Cette situation fera exploser la tension qui montait crescendo jusque là entre les deux personnages. Dévoilant ainsi toutes leurs contradictions. Jonathan montré jusque là comme étant un punk, est contraint par la situation financière de sa famille de courber l'échine et de s’accommoder de n'importe quelle situation professionnelle. Il privilégie la patience, pensant gagner peu à peu en reconnaissance avec le temps en faisant son trou . Nancy quant à elle pense qu'il faut envoyer chier tout ce milieu et ne pas se compromettre à accepter une situation dégradante. Mais on nous dit qu'un tel avis lui est possible seulement parce qu'elle est née avec une cuillère d'argent dans la bouche et qu'elle est à l’abri du besoin matériel immédiat.
Plus tard ils feront directement face aux figures d'autorités du journal, celles-ci faisant alors partie de l'armée du Mind Flyer. A l'issue de la confrontation ces antagonistes seront mis en pièces pour devenir monstre, matrice du Mind Flyer. Si on revient à ce qui a été dit plus haut avec ce monstre comme symbole du capitalisme, on voit que la série en aborde toutes les facettes: le volet marchand, industriel, salarial et les aspects politiques et sociaux qui en découlent.
Les thèmes abordés sont intéressants mais leur multiplicité développé sur 8 malheureux épisodes rend les différents propos tenus, soit au mieux confus et ambigus, soit au pire se contredisant carrément les uns avec les autres.

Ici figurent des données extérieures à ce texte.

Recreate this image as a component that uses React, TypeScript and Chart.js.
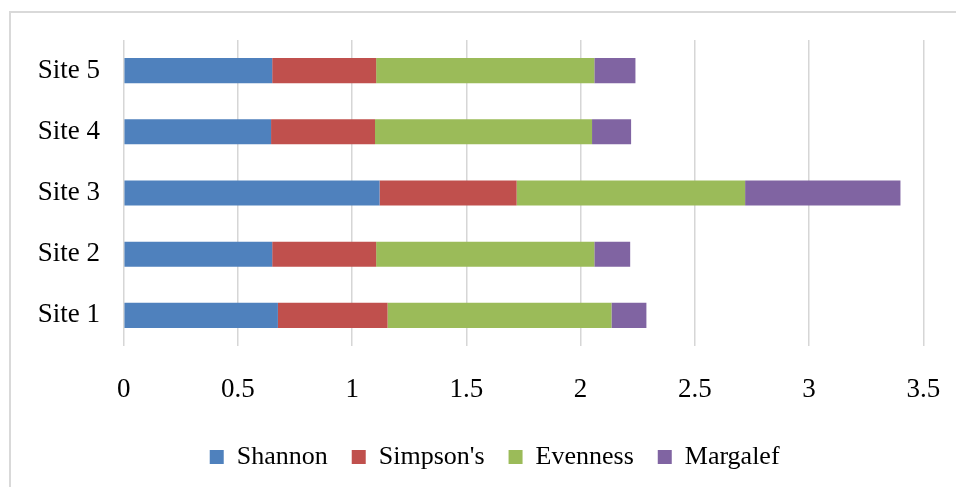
import React, { useEffect, useRef } from "react";
import { Chart, registerables } from "chart.js";

Chart.register(...registerables);

// Diversity indices per sampling site
const categories = ["Site 1", "Site 2", "Site 3", "Site 4", "Site 5"];
const shannon = [0.675, 0.65, 1.12, 0.645, 0.65];
const simpsons = [0.48, 0.455, 0.6, 0.455, 0.455];
const evenness = [0.98, 0.955, 1.0, 0.95, 0.955];
const margalef = [0.153, 0.157, 0.68, 0.171, 0.18];

const seriesNames = ["Shannon", "Simpson's", "Evenness", "Margalef"];
const seriesColors = ["#4F81BD", "#C0504D", "#9BBB59", "#8064A2"];

const xMin = 0;
const xMax = 3.5;
const xStep = 0.5;

const FONT = "'Liberation Serif', 'Times New Roman', serif";

export default function App() {
  const canvasRef = useRef<HTMLCanvasElement | null>(null);

  useEffect(() => {
    const canvas = canvasRef.current;
    if (!canvas) return;
    const values = [shannon, simpsons, evenness, margalef];
    const chart = new Chart(canvas, {
      type: "bar",
      data: {
        labels: categories,
        datasets: values.map((v, i) => ({
          label: seriesNames[i],
          data: v,
          backgroundColor: seriesColors[i],
          borderWidth: 0,
          categoryPercentage: 1,
          barPercentage: 0.41,
        })),
      },
      options: {
        indexAxis: "y",
        responsive: false,
        animation: false,
        layout: { padding: { left: 66, right: 32.7, top: 40, bottom: 7 } },
        scales: {
          x: {
            stacked: true,
            min: xMin,
            max: xMax,
            ticks: {
              stepSize: xStep,
              color: "#000",
              font: { family: FONT, size: 27 },
              padding: 27.8,
              callback: (value: any) => String(value),
            },
            grid: { color: "#d6d6d6", lineWidth: 1.5, drawTicks: false },
            border: { display: false },
            afterFit: (scale: any) => {
              scale.height = 74;
              scale.paddingLeft = 0;
              scale.paddingRight = 0;
            },
          },
          y: {
            stacked: true,
            reverse: true,
            ticks: {
              color: "#000",
              font: { family: FONT, size: 27 },
              // labels sit left of the plot, left-aligned at a common edge
              mirror: true,
              crossAlign: "near",
              padding: -86,
            },
            grid: { display: false, drawTicks: false },
            border: { display: false },
            afterFit: (scale: any) => {
              scale.width = 57.7;
            },
          },
        },
        plugins: {
          legend: {
            position: "bottom",
            labels: {
              boxWidth: 14,
              boxHeight: 14,
              padding: 24,
              color: "#000",
              font: { family: FONT, size: 26 },
            },
          },
          tooltip: { enabled: false },
        },
      },
    });
    return () => chart.destroy();
  }, []);

  return (
    <div style={{ position: "fixed", inset: 0, overflow: "hidden", background: "#fff" }}>
      <div
        style={{
          position: "absolute",
          left: 9,
          top: 11,
          width: 980,
          height: 520,
          border: "2px solid #d9d9d9",
          boxSizing: "border-box",
        }}
      />
      <canvas
        ref={canvasRef}
        width={956}
        height={487}
        style={{ position: "absolute", left: 0, top: 0, display: "block" }}
      />
    </div>
  );
}
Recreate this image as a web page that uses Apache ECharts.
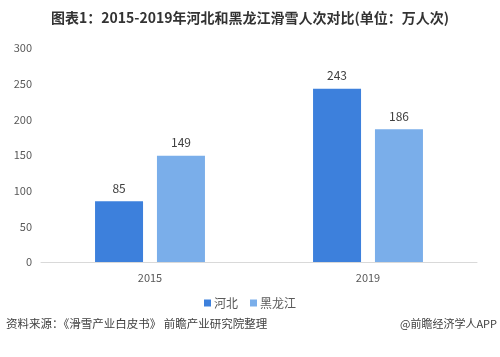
<!DOCTYPE html>
<html><head><meta charset="utf-8">
<script src="https://cdn.jsdelivr.net/npm/echarts@6/dist/echarts.min.js"></script>
<style>html,body{margin:0;padding:0;background:#fff}#c{width:500px;height:357px}</style>
</head><body><div id="c"></div>
<script>
var categories = ['2015', '2019'];
var hebei = [85, 243];
var heilongjiang = [149, 186];
var seriesNames = ['河北', '黑龙江'];
var yTicks = [0, 50, 100, 150, 200, 250, 300];

var font = '"Microsoft YaHei","Noto Sans CJK SC",sans-serif';
var chart = echarts.init(document.getElementById('c'));
chart.setOption({
  animation: false,
  textStyle: {fontFamily: font},
  title: {
    text: '图表1：2015-2019年河北和黑龙江滑雪人次对比(单位：万人次)',
    left: 'center', top: 6,
    textStyle: {fontSize: 14, fontWeight: 'bold', color: '#333', fontFamily: font}
  },
  grid: {left: 41, right: 23, top: 48, bottom: 95},
  legend: {
    data: seriesNames, bottom: 43, left: 'center',
    itemWidth: 7, itemHeight: 7, itemGap: 12,
    icon: 'rect',
    textStyle: {fontSize: 12, color: '#595959', fontFamily: font, padding: [0,0,0,-2]}
  },
  xAxis: {
    type: 'category', data: categories,
    axisLine: {lineStyle: {color: '#d9d9d9'}},
    axisTick: {show: false},
    axisLabel: {color: '#595959', fontSize: 11, margin: 10}
  },
  yAxis: {
    type: 'value', min: 0, max: 300, interval: 50,
    splitLine: {show: false},
    axisLine: {show: false}, axisTick: {show: false},
    axisLabel: {color: '#595959', fontSize: 11, margin: 9,
      formatter: function(v){ return yTicks.indexOf(v) >= 0 ? String(v) : ''; }}
  },
  series: [
    {name: seriesNames[0], type: 'bar', data: hebei, barWidth: 48, barGap: '29%',
     itemStyle: {color: '#3d80dc'},
     label: {show: true, position: 'top', distance: 7, color: '#404040', fontSize: 12}},
    {name: seriesNames[1], type: 'bar', data: heilongjiang, barWidth: 48,
     itemStyle: {color: '#7aaeea'},
     label: {show: true, position: 'top', distance: 7, color: '#404040', fontSize: 12}}
  ],
  graphic: [
    {type: 'text', left: 6, top: 318, style: {text: '资料来源：《滑雪产业白皮书》 前瞻产业研究院整理', fontSize: 11.5, fill: '#404040', fontFamily: font}},
    {type: 'text', right: 3, top: 318, style: {text: '@前瞻经济学人APP', fontSize: 11, fill: '#404040', fontFamily: font}}
  ]
});
</script></body></html>
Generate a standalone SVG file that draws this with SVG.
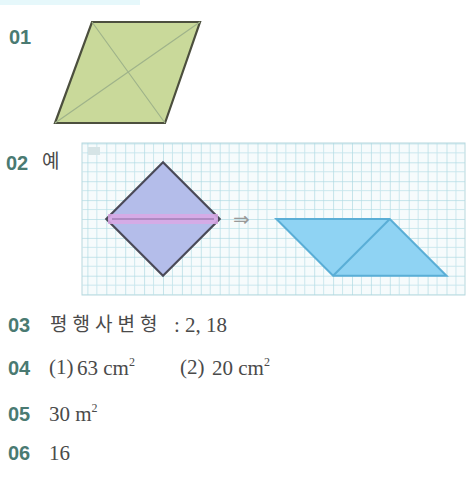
<svg xmlns="http://www.w3.org/2000/svg" width="468" height="478" viewBox="0 0 468 478">
<defs>
<pattern id="grid" patternUnits="userSpaceOnUse" x="163" y="219" width="18.9" height="18.9">
<path d="M0 0H18.9M0 9.45H18.9M0 0V18.9M9.45 0V18.9" fill="none" stroke="#c6e6ec" stroke-width="0.9"/>
<path d="M0 0H18.9M0 0V18.9" fill="none" stroke="#a8d6df" stroke-width="1"/>
</pattern>
</defs>
<style>
.num{font-family:"Liberation Sans","Noto Sans",sans-serif;font-size:20px;fill:#4a7a72;font-weight:bold}
.ans{font-family:"Liberation Serif","Noto Sans CJK KR",serif;font-size:21px;fill:#4a4a4a}
.ko{font-family:"Noto Sans CJK KR",serif;font-size:19px;fill:#4a4a4a}
</style>
<rect x="0" y="0" width="140" height="5" fill="#e6f8fb"/>
<g id="q01">
<text class="num" x="9" y="44">01</text>
<polygon points="92,22 200,22 165,123 55,123" fill="#c9d99a" stroke="#4c4f3e" stroke-width="2.2"/>
<path d="M92,22 L165,123 M200,22 L55,123" stroke="#9fb38a" stroke-width="1.2" fill="none"/>
</g>
<g id="q02">
<text class="num" x="6" y="170">02</text>
<text class="ko" x="42" y="168" font-size="16">예</text>
<rect x="82" y="143" width="383" height="152" fill="#f6fbfc" stroke="#b8d8dd" stroke-width="1"/>
<rect x="82" y="143" width="383" height="152" fill="url(#grid)"/>
<rect x="88" y="147" width="12" height="8" fill="#d6e4e6"/>
<g id="diamond">
<polygon points="163,162.3 219.7,219 163,275.7 106.3,219" fill="#b4bdea" stroke="#4a4a58" stroke-width="2.2"/>
<line x1="108" y1="219" x2="218" y2="219" stroke="#dba8e6" stroke-width="10" opacity="0.85"/>
<line x1="112" y1="219" x2="214" y2="219" stroke="#8a6aa0" stroke-width="1.2"/>
</g>
<text x="233" y="226" font-family="DejaVu Sans,sans-serif" font-size="20" fill="#999">⇒</text>
<g id="para">
<polygon points="276.4,219 389.8,219 446.5,275.7 333.1,275.7" fill="#8fd3f3" stroke="#5aaed6" stroke-width="2"/>
<line x1="389.8" y1="219" x2="333.1" y2="275.7" stroke="#5aaed6" stroke-width="2"/>
</g>
</g>
<g id="q03">
<text class="num" x="8" y="332">03</text>
<text class="ko" x="50" y="331" letter-spacing="5">평행사변형</text>
<text class="ans" x="174" y="332">: 2, 18</text>
</g>
<g id="q04">
<text class="num" x="8" y="375">04</text>
<text class="ans" x="49" y="374" font-size="16">(1)</text>
<text class="ans" x="77" y="375">63 cm<tspan font-size="12" dy="-9">2</tspan></text>
<text class="ans" x="180" y="374" font-size="16">(2)</text>
<text class="ans" x="212" y="375">20 cm<tspan font-size="12" dy="-9">2</tspan></text>
</g>
<g id="q05">
<text class="num" x="8" y="421">05</text>
<text class="ans" x="49" y="421">30 m<tspan font-size="12" dy="-9">2</tspan></text>
</g>
<g id="q06">
<text class="num" x="8" y="460">06</text>
<text class="ans" x="49" y="460">16</text>
</g>
</svg>
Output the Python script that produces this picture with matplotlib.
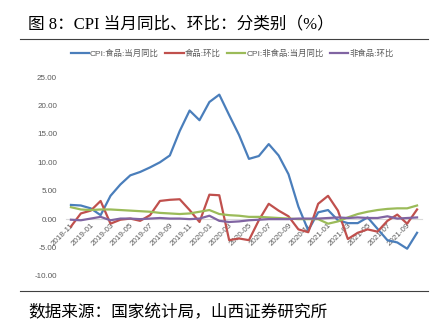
import matplotlib.pyplot as plt
from matplotlib.lines import Line2D

months = ["2018-11", "2018-12"] + [f"{y}-{m:02d}" for y in (2019, 2020) for m in range(1, 13)] + \
    [f"2021-{m:02d}" for m in range(1, 11)]

food_yoy = [2.5, 2.4, 1.9, 0.7, 4.1, 6.1, 7.7, 8.3, 9.1, 10.0, 11.2, 15.5,
            19.1, 17.4, 20.6, 21.9, 18.3, 14.8, 10.6, 11.1, 13.2, 11.2, 7.9, 2.2,
            -2.0, 1.2, 1.6, -0.2, -0.7, -0.7, 0.3, -1.7, -3.7, -4.1, -5.2, -2.4]
food_mom = [-1.3, 1.0, 1.5, 3.2, -0.8, -0.1, 0.1, -0.3, 0.7, 3.2, 3.4, 3.5,
            1.6, -0.5, 4.3, 4.2, -3.7, -3.4, -3.7, -0.2, 2.7, 1.5, 0.5, -1.8,
            -2.3, 2.7, 4.1, 1.5, -3.5, -2.4, -1.8, -2.2, -0.3, 0.8, -0.8, 1.7]
nonfood_yoy = [2.1, 1.7, 1.6, 1.7, 1.7, 1.6, 1.5, 1.4, 1.3, 1.1, 1.0, 0.9,
               1.0, 1.3, 1.6, 0.9, 0.7, 0.6, 0.4, 0.4, 0.3, 0.2, 0.1, 0.0,
               0.0, 0.0, -0.8, -0.4, 0.3, 0.9, 1.3, 1.6, 1.8, 1.9, 1.9, 2.4]
nonfood_mom = [-0.1, -0.2, 0.1, 0.4, -0.2, 0.1, 0.1, 0.0, 0.1, 0.2, 0.1, 0.1,
               0.0, 0.1, 0.6, -0.3, -0.5, -0.4, -0.2, -0.1, 0.0, 0.0, 0.0, 0.1,
               0.1, 0.1, 0.2, 0.3, 0.2, 0.3, 0.2, 0.2, 0.5, 0.1, 0.2, 0.3]

series = [
    ("CPI:食品:当月同比", food_yoy, "#4A7EBB"),
    ("食品:环比", food_mom, "#C0504D"),
    ("CPI:非食品:当月同比", nonfood_yoy, "#9BBB59"),
    ("非食品:环比", nonfood_mom, "#8064A2"),
]
yticks = [-10, -5, 0, 5, 10, 15, 20, 25]

plt.rcParams["font.family"] = ["Liberation Sans", "Noto Sans CJK SC"]

W, H = 438, 324
fig = plt.figure(figsize=(W / 100, H / 100), dpi=100)
ax = fig.add_axes([66 / W, 1 - 276 / H, (422 - 66) / W, (276 - 77) / H])

x = list(range(len(months)))
for label, vals, color in series:
    ax.plot(x, vals, color=color, lw=1.6, label=label)

# zero line doubles as the category axis; move it before labelling (moving resets ticks)
for side in ("top", "right", "left"):
    ax.spines[side].set_visible(False)
ax.spines["bottom"].set_position(("data", 0))
ax.spines["bottom"].set_color("#D9D9D9")
ax.spines["bottom"].set_zorder(0)

ax.set_xlim(-0.5, len(months) - 0.5)
ax.set_ylim(-10, 25)
ax.set_yticks(yticks)
ax.set_yticklabels([f"{v:.2f}" for v in yticks])
ax.set_xticks(x[::2])
ax.set_xticklabels(months[::2])
ax.tick_params(axis="both", length=0, labelsize=5.8, labelcolor="#595959")
ax.tick_params(axis="y", pad=6.5)
ax.tick_params(axis="x", pad=2)
for t in ax.get_xticklabels():
    t.set_rotation(45)
    t.set_ha("right")
    t.set_va("top")
    t.set_rotation_mode("anchor")

ax.legend(loc="center", bbox_to_anchor=(232 / W, 1 - 54 / H), bbox_transform=fig.transFigure,
          ncol=4, frameon=False, fontsize=6, handlelength=2.2, handletextpad=0.1,
          columnspacing=0.8, labelcolor="#595959")

fig.text(28 / W, 1 - 24 / H, "图 8：CPI 当月同比、环比：分类别（%）", fontsize=12, va="center",
         family=["Liberation Serif", "Noto Sans CJK SC"])
fig.text(28 / W, 1 - 313 / H, "数据来源：国家统计局，山西证券研究所", fontsize=12, va="center",
         family=["Noto Sans CJK SC"])
for yy in (39, 291):
    fig.add_artist(Line2D([20 / W, 428 / W], [1 - yy / H] * 2, color="#404040", lw=0.8))

fig.savefig("out.png", dpi=100)
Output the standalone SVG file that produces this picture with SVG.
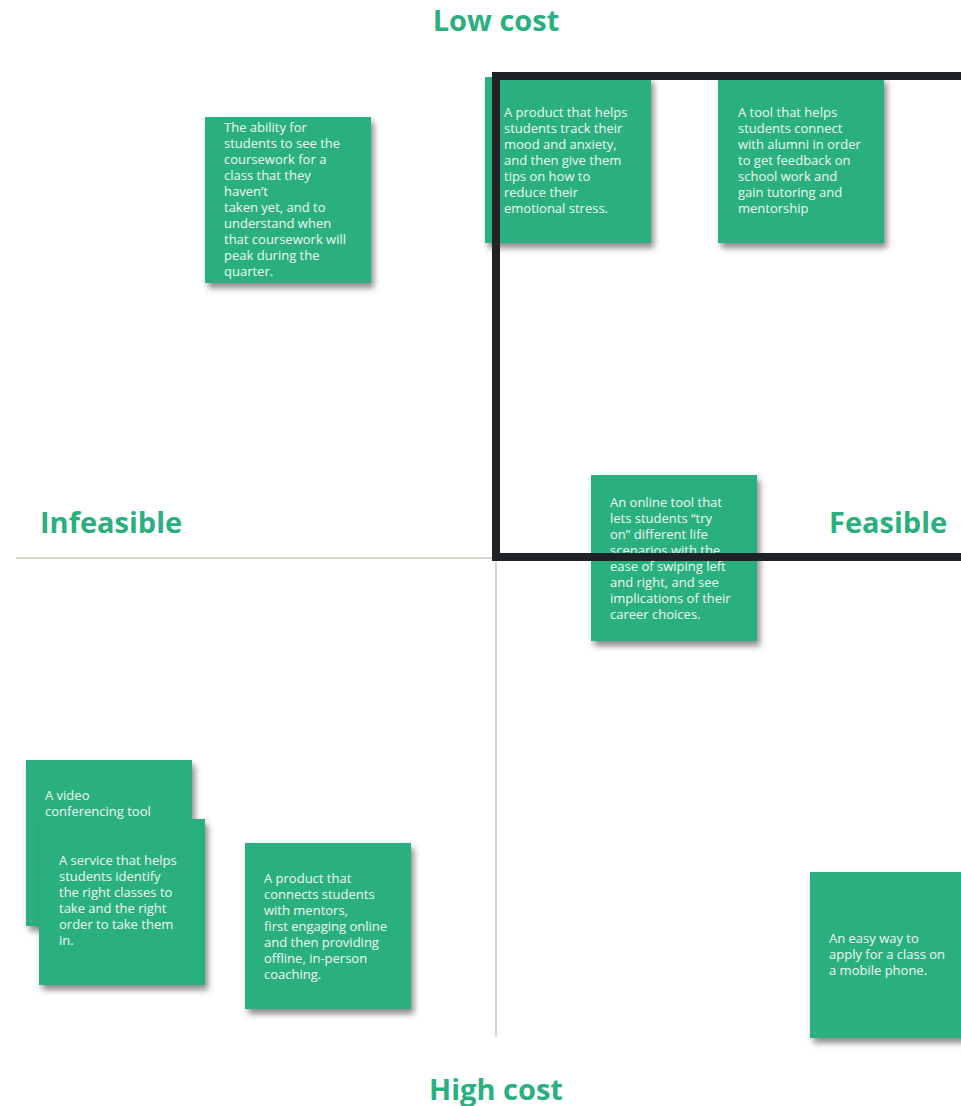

Cher lecteur toutes tes analyses, réflexions et théories fumeuses sont les bienvenues, j'en ai bien besoin. Dans le cas statistiquement probable où personne ne répondrait à mon appel perdu dans les dizaines de pages de critiques, disons pour que je puisse garder la face que ceci est un mémo personnel me permettant de tenir à jour ma réflexion.